Life lessons from Warren Zevon
I first met him in 1968, but what I learned from Warren came much later, as he continued to make the most incredible records. And I guess the way I would sum it up is, never talk down to your audience, but keep your own very high standards, and never surrender to the popular ideas of what you're supposed to be, who you're supposed to be or what you're supposed to do. And don't forget that we are entertainers. “If you're not entertaining,” he said to me, “you're not doing anything."
Fave flick tune
Mine is “Late for the Sky” in Taxi Driver, which was such a surreal use of my song. Because Travis Bickle, De Niro's character, is watching television. And he's kind of got this gun to his temple, just resting his head on the barrel of this huge .44 Magnum revolver. And on TV is American Bandstand, but like no episode you've ever seen: They're all dancing in slow motion and you're hearing “Late for the Sky” — just unreal.
Songwriting in your 70s
It's harder and harder to write, because your standards plague you. You wind up trying to write something as good as this other song that you wrote. That's just death. You basically have to forget everything you've ever done and write something that's true for you now. That's the only way to get anything good. You can't get down the highway by just looking in your rearview mirror.
Tuning in to health
I feel pretty good at 72. I do yoga. I eat well. And I pay really close attention: If I have an ache or pain, I try to find out what it is. You shouldn't get laid low by something because you're not paying attention.
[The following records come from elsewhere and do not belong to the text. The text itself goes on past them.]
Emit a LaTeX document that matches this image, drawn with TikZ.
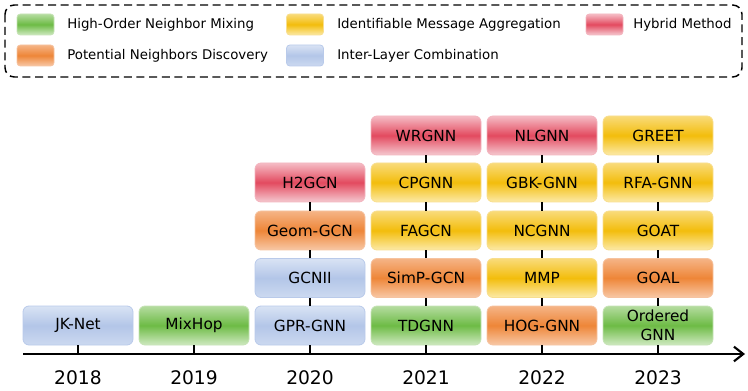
\documentclass[tikz,border=0pt]{standalone}
\usepackage{fontspec}
\setmainfont{DejaVu Sans}
\usetikzlibrary{arrows.meta}
\definecolor{yelT}{HTML}{F9DB7A}
\definecolor{yelM}{HTML}{F3BD0C}
\definecolor{yelB}{HTML}{FCEAA8}
\definecolor{yelD}{HTML}{F8DE8E}
\definecolor{redT}{HTML}{F5BCC5}
\definecolor{redM}{HTML}{E34A5F}
\definecolor{redB}{HTML}{F5C9D0}
\definecolor{redD}{HTML}{F3B4BE}
\definecolor{oraT}{HTML}{F5B486}
\definecolor{oraM}{HTML}{EE8638}
\definecolor{oraB}{HTML}{F8C8A6}
\definecolor{oraD}{HTML}{F6C3A0}
\definecolor{greT}{HTML}{B5DCA0}
\definecolor{greM}{HTML}{6DBB45}
\definecolor{greB}{HTML}{CFE9C1}
\definecolor{greD}{HTML}{C5E3B5}
\definecolor{bluT}{HTML}{D9E3F4}
\definecolor{bluM}{HTML}{B3C6E8}
\definecolor{bluB}{HTML}{CCD9F0}
\definecolor{bluD}{HTML}{B9CAEA}
\tikzset{
  box/.style={rounded corners=4.5pt, minimum width=82.5pt, minimum height=29.25pt,
    inner sep=1pt, align=center, line width=0.6pt, font=\fontsize{11.5}{14}\selectfont},
  swatch/.style={rounded corners=2.5pt, minimum width=27.75pt, minimum height=15.75pt,
    inner sep=0pt, line width=0.6pt},
  yel/.style={draw=yelD, top color=yelT, bottom color=yelB, middle color=yelM},
  red/.style={draw=redD, top color=redT, bottom color=redB, middle color=redM},
  ora/.style={draw=oraD, top color=oraT, bottom color=oraB, middle color=oraM},
  gre/.style={draw=greD, top color=greT, bottom color=greB, middle color=greM},
  blu/.style={draw=bluD, top color=bluT, bottom color=bluB, middle color=bluM},
  legtext/.style={anchor=west, inner sep=0pt, font=\fontsize{10}{12}\selectfont},
  year/.style={font=\fontsize{14}{16}\selectfont, inner sep=0pt},
  link/.style={line width=1.5pt},
  axisline/.style={line width=1.6pt, -{Straight Barb[length=7pt,width=11pt,line width=1.6pt]}},
}
\begin{document}
\begin{tikzpicture}[x=0.75pt, y=-0.75pt]
\useasboundingbox (0,0) rectangle (748,391);
% legend
\draw[dash pattern=on 6pt off 3.5pt, line width=1.1pt, rounded corners=7pt] (5,5) rectangle (742,77);
\node[swatch, gre] (sw1) at (35.5,24.5) {};
\node[legtext] (lt1) at (67,25) {High-Order Neighbor Mixing};
\node[swatch, ora] (sw2) at (35.5,55.5) {};
\node[legtext] (lt2) at (67,56) {Potential Neighbors Discovery};
\node[swatch, yel] (sw3) at (305,24.5) {};
\node[legtext] (lt3) at (337,25) {Identifiable Message Aggregation};
\node[swatch, blu] (sw4) at (305,55.5) {};
\node[legtext] (lt4) at (337,56) {Inter-Layer Combination};
\node[swatch, red] (sw5) at (604.5,24.5) {};
\node[legtext] (lt5) at (633,25) {Hybrid Method};
% axis
\coordinate (axL) at (23,354);
\coordinate (axR) at (745,354);
\draw[axisline] (axL) -- (axR);
% row positions
\def\ra{325.5}\def\rb{278}\def\rc{230.5}\def\rd{182.5}\def\re{135.5}
% 2018
\node[box, blu] (a1) at (78,\ra) {JK-Net};
% 2019
\node[box, gre] (b1) at (194,\ra) {MixHop};
% 2020
\node[box, blu] (c1) at (310,\ra) {GPR-GNN};
\node[box, blu] (c2) at (310,\rb) {GCNII};
\node[box, ora] (c3) at (310,\rc) {Geom-GCN};
\node[box, red] (c4) at (310,\rd) {H2GCN};
% 2021
\node[box, gre] (d1) at (426,\ra) {TDGNN};
\node[box, ora] (d2) at (426,\rb) {SimP-GCN};
\node[box, yel] (d3) at (426,\rc) {FAGCN};
\node[box, yel] (d4) at (426,\rd) {CPGNN};
\node[box, red] (d5) at (426,\re) {WRGNN};
% 2022
\node[box, ora] (e1) at (542,\ra) {HOG-GNN};
\node[box, yel] (e2) at (542,\rb) {MMP};
\node[box, yel] (e3) at (542,\rc) {NCGNN};
\node[box, yel] (e4) at (542,\rd) {GBK-GNN};
\node[box, red] (e5) at (542,\re) {NLGNN};
% 2023
\node[box, gre, font=\fontsize{11.5}{14.5}\selectfont] (f1) at (658,\ra) {Ordered\\GNN};
\node[box, ora] (f2) at (658,\rb) {GOAL};
\node[box, yel] (f3) at (658,\rc) {GOAT};
\node[box, yel] (f4) at (658,\rd) {RFA-GNN};
\node[box, yel] (f5) at (658,\re) {GREET};
% ticks on axis
\coordinate (ta) at (78,354);
\coordinate (tb) at (194,354);
\coordinate (tc) at (310,354);
\coordinate (td) at (426,354);
\coordinate (te) at (542,354);
\coordinate (tf) at (658,354);
\foreach \c in {a,b,c,d,e,f}{\draw[link] (\c1.south) -- (t\c);}
\draw[link] (c1) -- (c2); \draw[link] (c2) -- (c3); \draw[link] (c3) -- (c4);
\foreach \c in {d,e,f}{
  \draw[link] (\c1) -- (\c2); \draw[link] (\c2) -- (\c3);
  \draw[link] (\c3) -- (\c4); \draw[link] (\c4) -- (\c5);
}
% years
\node[year] (y18) at (78,378) {2018};
\node[year] (y19) at (194,378) {2019};
\node[year] (y20) at (310,378) {2020};
\node[year] (y21) at (426,378) {2021};
\node[year] (y22) at (542,378) {2022};
\node[year] (y23) at (658,378) {2023};
\end{tikzpicture}
\end{document}
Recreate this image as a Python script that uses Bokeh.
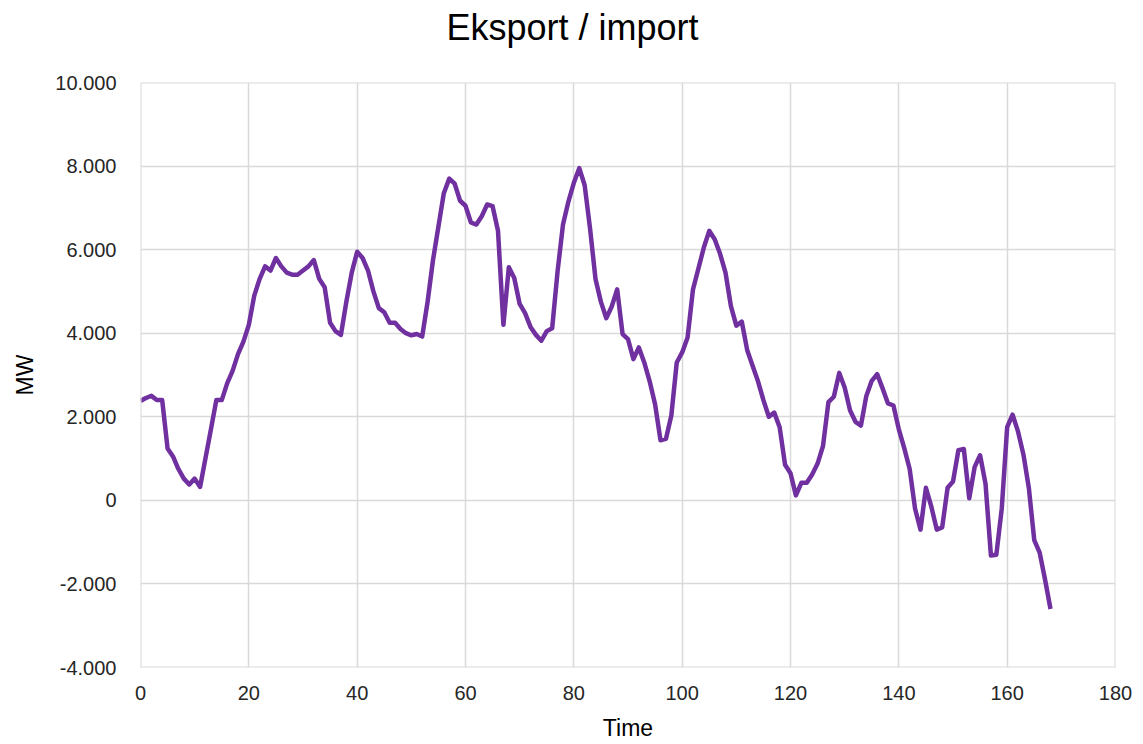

When you're young, your body can withstand all kinds of things you can't do when you're older.
'Downhill From Everywhere'
The title of the new album came from a remark made by an oceanographer, Captain Charles Moore. He's the guy who discovered the great Pacific garbage patch. He was pointing out that the ocean receives everything that humankind produces. It's the last resting place for all of our junk — downhill from everywhere. And my point is, we're not just up to the edge of the cliff. We're actually in free fall in terms of climate and what we're doing to the planet, but also in a sort of downward spiral for society, you know?
I really miss contact with an audience. I've done six or seven virtual shows. And I always think, right up to the moment when I'm supposed to stream from my house, that I'm going to be with these people, that I'm going to be on the stage performing to a live audience. And literally, I can't get used to not thinking in those terms. I recently went to a drive-in performance of the band Dawes, who did a fantastic show. But it was just as weird as can be to be in your car or to be seated next to your car on a lawn chair. It's good to know that this thing that we love, live music, is waiting for us when we get through this, that it's on the other side of this quarantine.
— As told to Craig Rosen
Jackson Browne's new album, Downhill From Everywhere, will be out in July. The Library of Congress recently selected his album Late for the Sky for the National Recording Registry. Browne's rescheduled U.S. tour with James Taylor kicks off in July, if COVID-19 restrictions allow.